Вражда не замедлила возобновиться, и некоторое время спустя Филипп Август захватил Омаль и Нонанкур. Да и прокатившиеся тогда же по Бретани волнения явно были подготовлены французским королем. Бретонцы хотели восстановить свою независимость, и юный Артур, сын Джеффри Плантагенета, родившийся уже после смерти отца, высказался за короля Франции. Его мать Констанция не любила Плантагенетов, и Артур, еще не достигший совершеннолетия, рос и воспитывался отчасти при дворе Филиппа Августа. Последовала серия карательных экспедиций в Бретань. Война становилась все более ожесточенной, особенно из-за участия в ней ландскнехтов.
В ответ Ричард, во время одного из своих походов в Аквитанию, постарался примириться с Тулузским домом, с которым он часто бывал во вражде. Он унаследовал от своей матери Алиеноры, пребывавшей в то время на покое в аббатстве Фонтевро, некоторые планы в отношении правящего в Тулузе рода. Сестра Ричарда, та самая Иоанна Сицилийская, которую он несколько лет назад хотел выдать замуж за брата султана Саладина, приехала в 1193 году в Пуатье в обществе королевы Беренжеры, вместе с которой она оставила Рим и проследовала через Геную, Марсель и Сен-Жиль до границ Пуату. И вот теперь Иоанна вновь оказывается закладом в игре на договор, заключаемый с Раймоном VI Тулузским: она становится женой — пятой! — этого самого Раймона, фигуры, быть может, несколько одиозной, но теперь необходимой Ричарду для союза против Французского дома. Свадьбу сыграли в Руане в октябре 1196 года, а на следующий год, в июле 1197 года, в городе Бокере, Иоанна произвела на свет будущего Раймона VII Тулузского.
В это время к королю Англии обратились с неожиданным предложением. В сентябре 1197 года в Мессине умер император Генрих VI. Его брат Филипп Швабский поспешил заявить свои права на престол, но германские князья, наверное, уже устали от семейства Гогенштауфенов с их вечными притязаниями на Сицилию. Правда, Генрих VI оставил сына, будущего Фридриха II, но тот пока был ребенком. Надо думать, что сеньоры за Рейном сохранили яркие воспоминания о царственном узнике, который затри года до этого так великолепно отстаивал свою правоту перед имперским судом. Посему к Ричарду была направлена депутация с предложением короны Священной Римской империи.

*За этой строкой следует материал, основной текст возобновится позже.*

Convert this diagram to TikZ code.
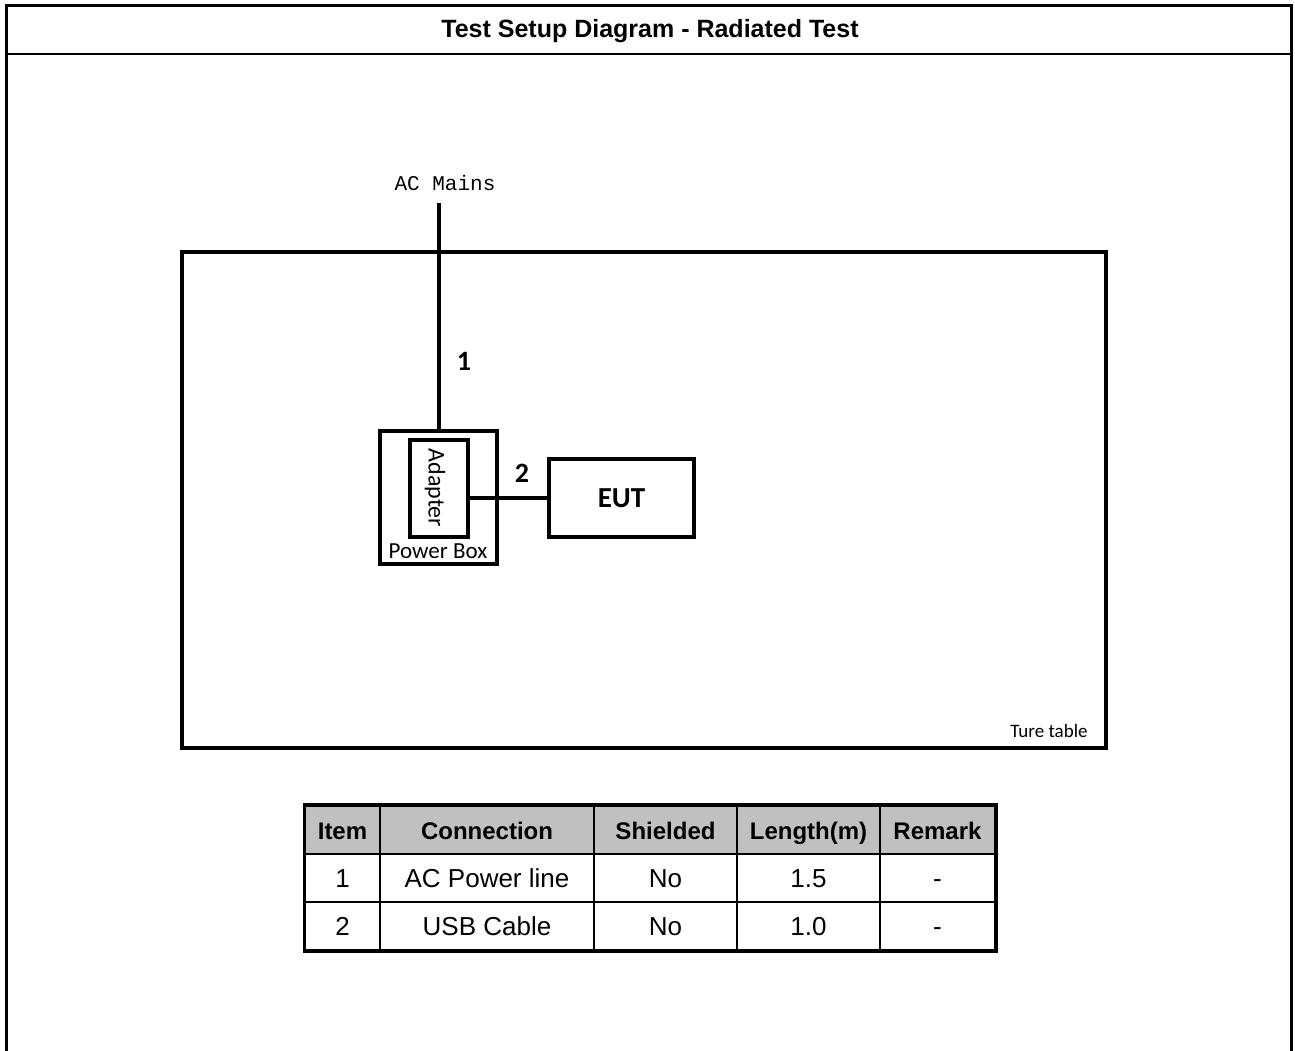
\documentclass[tikz,border=0pt]{standalone}
\usepackage{fontspec}
\setmainfont{Liberation Sans}
\newfontfamily\carfont{Carlito}
\newfontfamily\acmono{Liberation Mono}
\usetikzlibrary{positioning}
\definecolor{HdrGray}{HTML}{C0C0C0}
\tikzset{frame/.style={line width=1.5pt},unit/.style={draw,line width=2pt,inner sep=0pt},cable/.style={line width=2pt},hdr/.style={draw,line width=1pt,fill=HdrGray,minimum height=24.15pt,inner sep=0pt,text height=1.1em,text depth=.14em,font=\fontsize{12}{14}\selectfont\bfseries},cell/.style={draw,line width=1pt,minimum height=24.15pt,inner sep=0pt,text height=1.1em,text depth=.14em,font=\fontsize{13}{15}\selectfont},tag/.style={font=\carfont\fontsize{14}{16}\selectfont\bfseries}}
\begin{document}
\begin{tikzpicture}[x=0.5pt,y=-0.5pt]
      \useasboundingbox (0,0) rectangle (1295,1050);
      % outer frame, open at the bottom
      \draw[frame](6.5,1052)--(6.5,5.5)--(1291.5,5.5)--(1291.5,1052);
      \draw[line width=1pt](6.5,53.5)--(1291.5,53.5);
      \node[font=\fontsize{12.5}{14}\selectfont\bfseries](title) at (650,31){Test Setup Diagram - Radiated Test};
      % table top and units
      \node[unit,minimum width=462pt,minimum height=248pt](tbl) at (644,500){};
      \node[font=\carfont\fontsize{9.5}{11}\selectfont](ture) at (1049,731){Ture table};
      \node[unit,minimum width=58.75pt,minimum height=66.5pt](pbox) at (438.25,497.5){};
      \node[unit,minimum width=29pt,minimum height=48.5pt](adp) at (439,488.5){};
      \node[font=\carfont\fontsize{12}{14}\selectfont,rotate=-90](adptxt) at (435,488){Adapter};
      \node[font=\carfont\fontsize{11.5}{13}\selectfont](pboxtxt) at (438,551){Power Box};
      \node[unit,minimum width=72.5pt,minimum height=39pt,font=\carfont\fontsize{14.5}{16}\selectfont\bfseries](eut) at (621.5,498){EUT};
      \node[font=\acmono\fontsize{10.5}{12}\selectfont](acm) at (445,183){AC Mains};
      \coordinate(acin) at (439,203);
      \draw[cable](acin)--(acin |- pbox.north);
      \draw[cable](eut.west)--(eut.west -| adp.east);
      \node[tag](c1) at (464,361){1};
      \node[tag](c2) at (522,473){2};
      % cable list
      \node[hdr,minimum width=37.5pt](h1) at (342.5,829.7){Item};
      \node[hdr,minimum width=107pt](h2) at (487,829.7){Connection};
      \node[hdr,minimum width=71.5pt](h3) at (665.5,829.7){Shielded};
      \node[hdr,minimum width=71.5pt](h4) at (808.5,829.7){Length(m)};
      \node[hdr,minimum width=57.5pt](h5) at (937.5,829.7){Remark};
      \node[cell,minimum width=37.5pt](r11) at (342.5,878){1};
      \node[cell,minimum width=107pt](r12) at (487,878){AC Power line};
      \node[cell,minimum width=71.5pt](r13) at (665.5,878){No};
      \node[cell,minimum width=71.5pt](r14) at (808.5,878){1.5};
      \node[cell,minimum width=57.5pt](r15) at (937.5,878){-};
      \node[cell,minimum width=37.5pt](r21) at (342.5,926.3){2};
      \node[cell,minimum width=107pt](r22) at (487,926.3){USB Cable};
      \node[cell,minimum width=71.5pt](r23) at (665.5,926.3){No};
      \node[cell,minimum width=71.5pt](r24) at (808.5,926.3){1.0};
      \node[cell,minimum width=57.5pt](r25) at (937.5,926.3){-};
      \draw[line width=1.5pt](h1.north west) rectangle (r25.south east);
    \end{tikzpicture}
\end{document}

Можно себе представить, как обрадовался бы подобному предложению его отец, никогда не скрывавший грез об имперской короне. Но Ричард не вынес из своего пребывания в Германии почти ничего, кроме воспоминаний об отличиях одной тюрьмы от другой, так что впечатления об этой стране у него, пожалуй, несколько смазались… И к тому же Аквитания и Пуату значили для него много больше, чем Империя, и не могло быть и речи, чтобы он бросил эти края на недобрую волю так откровенно зарившегося на них и столько раз враждовавшего с ним короля Франции. Итак, предложение Ричард не принял, но зато выдвинул другого кандидата. Он сообщил депутации имя своего племянника, Оттона Брауншвейгского, сына его родной сестры Матильды и герцога Саксонского Генриха Льва, умершего двумя годами раньше. Оттон отчасти воспитывался и при Аквитанском дворе, и Ричард видел в нем своего возможного наследника: разве не был он возведен в достоинство графа Пуатуанского и герцога Аквитанского? Юноша оказался сговорчивым. Сложив с себя оба титула, он на следующий год, 10 июля 1198 года, появился в Ахене. Радушно принятый баронами Империи, он женился на Марии, дочери графа Лотарингского, и спустя два дня был увенчан имперской короной. Для Филиппа Августа произошедшее за Рейном явилось тяжелым ударом. Теперь уже не только с запада, но и с востока Плантагенеты теснили Французское королевство. С этим долго не удавалось ничего поделать, и лишь шестнадцатью годами позже, на поле сражения при Бувине, произошла своего рода развязка.